Wikimedia Commons, while wonderful in every way, doesn’t concern itself overmuch with accuracy in color.

4 thoughts on “Making a Renaissance

  1. How long does it take? You do ask good questions! At a guess I’d say ‘two generations’ – but the persistence of memory gets stretched out more and more as we find new ways of preserving it. Too many variables, at least for this time of the evening!

  2. This is great, possibly the best way to explain the emotional sea change in society at the time(s).
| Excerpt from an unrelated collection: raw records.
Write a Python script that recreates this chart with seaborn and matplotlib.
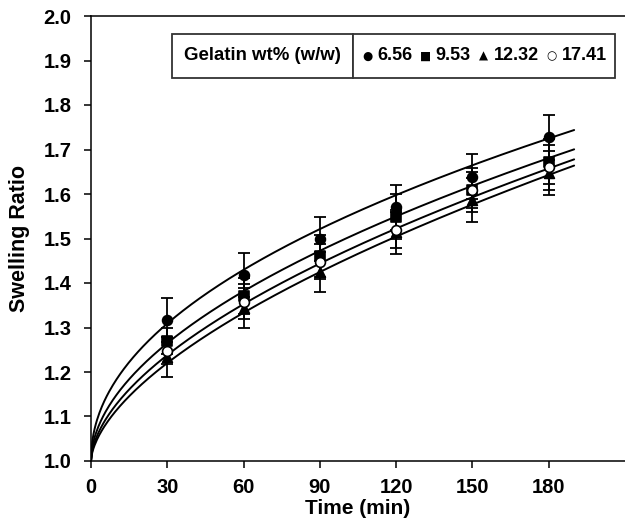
import numpy as np
import pandas as pd
import matplotlib
matplotlib.use("Agg")
import matplotlib.pyplot as plt
import seaborn as sns
from matplotlib.patches import Rectangle

# ---- data ----
time = [30, 60, 90, 120, 150, 180]
series = ["6.56", "9.53", "12.32", "17.41"]
ratio_656 = [1.317, 1.418, 1.499, 1.570, 1.639, 1.727]
ratio_953 = [1.270, 1.371, 1.461, 1.549, 1.609, 1.673]
ratio_1232 = [1.234, 1.343, 1.425, 1.515, 1.587, 1.647]
ratio_1741 = [1.248, 1.358, 1.448, 1.519, 1.609, 1.660]
err_656 = [0.05, 0.05, 0.05, 0.05, 0.05, 0.05]
err_953 = [0.03, 0.04, 0.047, 0.05, 0.04, 0.05]
err_1232 = [0.045, 0.045, 0.045, 0.05, 0.05, 0.05]
err_1741 = [0.03, 0.04, 0.04, 0.04, 0.05, 0.05]
# fitted power-law curves y = 1 + k * t^n (parameters)
fit_k = [0.0612, 0.0441, 0.0288, 0.0346]
fit_n = [0.476, 0.527, 0.598, 0.567]
fit_tmax = 190
x_ticks = [0, 30, 60, 90, 120, 150, 180]
y_ticks = [1.0, 1.1, 1.2, 1.3, 1.4, 1.5, 1.6, 1.7, 1.8, 1.9, 2.0]
legend_title = "Gelatin wt% (w/w)"
legend_symbols = ["\u25CF", "\u25A0", "\u25B2", "\u25CB"]

ratios = [ratio_656, ratio_953, ratio_1232, ratio_1741]
errs = [err_656, err_953, err_1232, err_1741]

df = pd.DataFrame({
    "Time": time * 4,
    "Ratio": sum(ratios, []),
    "Err": sum(errs, []),
    "Gelatin": sum([[s] * len(time) for s in series], []),
})

t_fit = np.linspace(0, fit_tmax, 400)
fit_rows = []
for s, k, n in zip(series, fit_k, fit_n):
    for t in t_fit:
        fit_rows.append((t, 1 + k * t ** n, s))
fit_df = pd.DataFrame(fit_rows, columns=["Time", "Ratio", "Gelatin"])

# ---- style ----
sns.set_style("ticks")
plt.rcParams["font.family"] = ["Liberation Sans", "DejaVu Sans"]
plt.rcParams["font.weight"] = "bold"
plt.rcParams["axes.labelweight"] = "bold"
plt.rcParams["text.color"] = "black"
plt.rcParams["axes.labelcolor"] = "black"
plt.rcParams["xtick.color"] = "black"
plt.rcParams["ytick.color"] = "black"

fig = plt.figure(figsize=(6.25, 5.26), dpi=100)
ax = fig.add_axes([91 / 625, 1 - 461 / 526, 1 - 91 / 625, (461 - 16) / 526])

# fitted curves
sns.lineplot(data=fit_df, x="Time", y="Ratio", units="Gelatin", estimator=None,
             color="black", lw=1.4, ax=ax, legend=False, sort=False)

# error bars
for s, r, e in zip(series, ratios, errs):
    ax.errorbar(time, r, yerr=e, fmt="none", ecolor="black", elinewidth=1.3,
                capsize=4, capthick=1.3, zorder=3)

# markers
markers = {"6.56": "o", "9.53": "s", "12.32": "^", "17.41": "o"}
for s in series:
    sub = df[df["Gelatin"] == s]
    fc = "white" if s == "17.41" else "black"
    sns.scatterplot(data=sub, x="Time", y="Ratio", marker=markers[s], s=50,
                    color=fc, edgecolor="black", linewidth=1.2, ax=ax,
                    legend=False, zorder=4)

ax.set_xlim(0, 210)
ax.set_ylim(1.0, 2.0)
ax.set_xticks(x_ticks)
ax.set_yticks(y_ticks)
ax.set_yticklabels([f"{v:.1f}" for v in y_ticks])
ax.tick_params(axis="both", labelsize=14.5, length=5, width=1.1, color="black",
               labelcolor="black")
ax.tick_params(axis="y", pad=9)
ax.tick_params(axis="x", pad=7)
for lab in ax.get_xticklabels() + ax.get_yticklabels():
    lab.set_fontweight("bold")
ax.set_xlabel("Time (min)", fontsize=15, fontweight="bold")
ax.set_ylabel("Swelling Ratio", fontsize=15.5, fontweight="bold")
ax.xaxis.set_label_coords(0.5, (461 - 508) / 445)
ax.yaxis.set_label_coords((20 - 91) / 534, 0.5)
ax.xaxis.label.set_va("center")
ax.yaxis.label.set_va("center")
ax.spines["right"].set_visible(False)
for sp in ["left", "bottom", "top"]:
    ax.spines[sp].set_linewidth(1.1)
    ax.spines[sp].set_color("black")

# legend boxes
W, H = 625, 526
def fbox(x0, x1, y0, y1):
    return Rectangle((x0 / W, 1 - y1 / H), (x1 - x0) / W, (y1 - y0) / H,
                     transform=fig.transFigure, fill=True, facecolor="white",
                     edgecolor="#333333", lw=1.3, zorder=10)
fig.patches.append(fbox(172, 353, 34, 78))
fig.patches.append(fbox(353, 615, 34, 78))
ly = 1 - 56 / H
fig.text(262 / W, ly, legend_title, ha="center", va="center",
         fontsize=13.4, fontweight="bold", zorder=11)

# sequential layout: fixed-width symbol slot, then label
renderer = fig.canvas.get_renderer()
slot = 9.0
gap_after_sym = 6.0
gap_after_lab = 8.0
pieces = []
x = 0.0
for sym, lab in zip(legend_symbols, series):
    t1 = fig.text(0, ly, sym, ha="center", va="center", fontsize=8.5,
                  family="DejaVu Sans", zorder=11)
    pieces.append((t1, x + slot / 2))
    x += slot + gap_after_sym
    t2 = fig.text(0, ly, lab, ha="left", va="center", fontsize=13,
                  fontweight="bold", zorder=11)
    w2 = t2.get_window_extent(renderer).width
    pieces.append((t2, x))
    x += w2 + gap_after_lab
total = x - gap_after_lab
start = 485 - total / 2
for t, off in pieces:
    t.set_x((start + off) / W)

fig.savefig("out.png", dpi=100)
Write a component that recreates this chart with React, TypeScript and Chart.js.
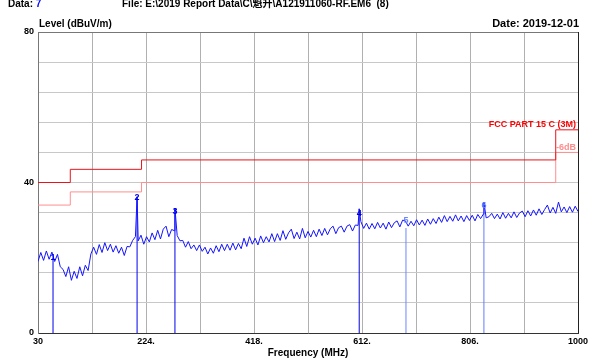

I was looking at Gabriel’s wings and the change in their texture, color, and detail.

    Giotto’s are the most like what I think a “traditional” angel wing looks like – if I were to open a Golden Book of the Annunciation, that is what I’d see. Then we go from Martini’s hard edged moth-esque pair, to tie-dye (you know how the 70s were), to Fra Angelico’s beautifully ordered Amish quilt – comforting, reflecting the specificity of the perspective and architecture – to Lippi’s peacock (silly, if you ask me, but then again, so’s the setting), to Botticelli, who has presented the most alive pair in the bunch (Fra Angelico is a close second).

    These heavenly jetpacks are no longer flat and lifeless, sticking out like cardboard twins. We’ve gone from an awkward prop to something that looks like it just might lift Gabriel back to the heavens at any moment. That says progress to me – Gabriel in the school play to Gabriel as divine agent of change.

    (I look forward to seeing these with better color as well.)

    Thanks Ann.

  3. Spence, you’re always so right about these things. I’m partial to Martini’s and Fra Angelico’s wings, myself. But you’re exactly right about Botticelli’s. In a related matter, I have a private line I draw between the Mannerists and the Renaissance earlier than Michaelangelo: on the later side of the line, angels were a symbol or something and on the earlier, they were damn real. As you said.